Notes on queries

A few people seemed to use the analytical solution in their numerical methods.

In real world cases where there is a analytical solution you wouldn't use numerical methods.

The examples we use such as radioactive decay are to facilitate the use of the numerical methods for this course.

This said, some people wanted more Physics examples / questions in these lectures so I've added more in.

Feedback

If you can't access feedback, have any issues please contact me with your CIS username & email me again if I don't get back to you.

Everyone should be familar with the system by now so only extensions from now on via SAC form where your grade will be recalculated from an average of those assignments that you did submit

Assignment 2 Feedback

As with Assigment 1 well answered although some people not reading the question.

I'll upload exemplars for 1 & 2 into the 'Assignment' tab on the website this weekend.

Minor note but on the final version please avoid printing out pages of output.

As with last week some failed the autograder and some plots didn't run!

You can check this with Kernel -> restart & run all.

Plagarism

Need to submit your own work.

You can ask and look stuff up but the blatant copy-pasting is not allowed.

Added a formal plagarism notice in the FAQ section of the website.

Everything you need is on the website, its largely similar assignments every week: implement these equations and plot a graph. Plus, the average mark is quite high so it is clearly very do-able.

I said at the start this isn't a Python course specifically but I'm trying to include Python tips in these lectures.
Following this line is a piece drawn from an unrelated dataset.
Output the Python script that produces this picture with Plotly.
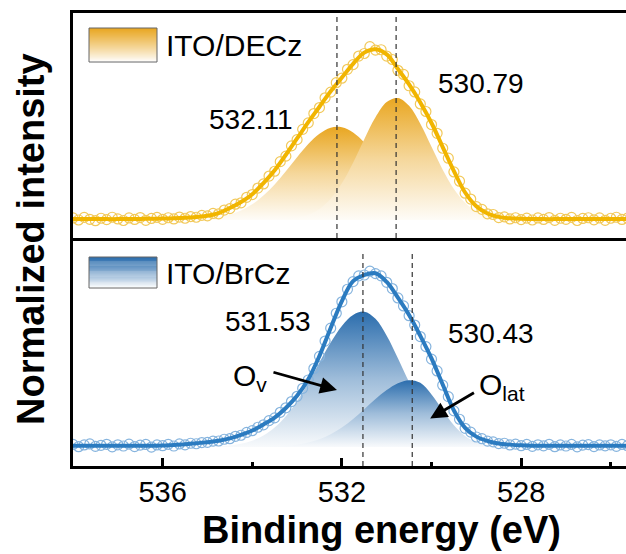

If you don't know something please ask.

Plotting in Python

                            

# Calculate relationship (marks for this)
x = np.logspace(0, 4, 100)  # 10^0 to 10^4
y = x ** 2  # Quadratic relationship for demonstration

# Create Log-Log Plot (marks for this)
plt.figure(figsize=(8, 6))
plt.loglog(x, y, label='y = x^2')

# Text for graph (marks for this)
plt.title('Log-Log Plot Example')
plt.xlabel('Log(X)')
plt.ylabel('Log(Y)')
plt.grid(False)
plt.legend()

# CHECK THE PLOT IS ACTUALLY CREATED!
plt.show()
                              
                        

Simple Algorithm

Consider a straightforward array update operation.

Maths:

$y(x + \delta x) = y(x) + 2$

Algorithmic Steps:

1. Initialize an array $y$ of zeros with size $n$.
2. Set $y[0]$ to an initial value.

Iterative Update:

$y[x + 1] = y[x] + 2$

Python Implementation

Code Example:

  import numpy as np
  
  # Initialize array and initial value
  y = np.zeros(100)
  y[0] = 1
  
  # Implement Simple Algorithm
  for x in range(99):
    y[x + 1] = y[x] + 2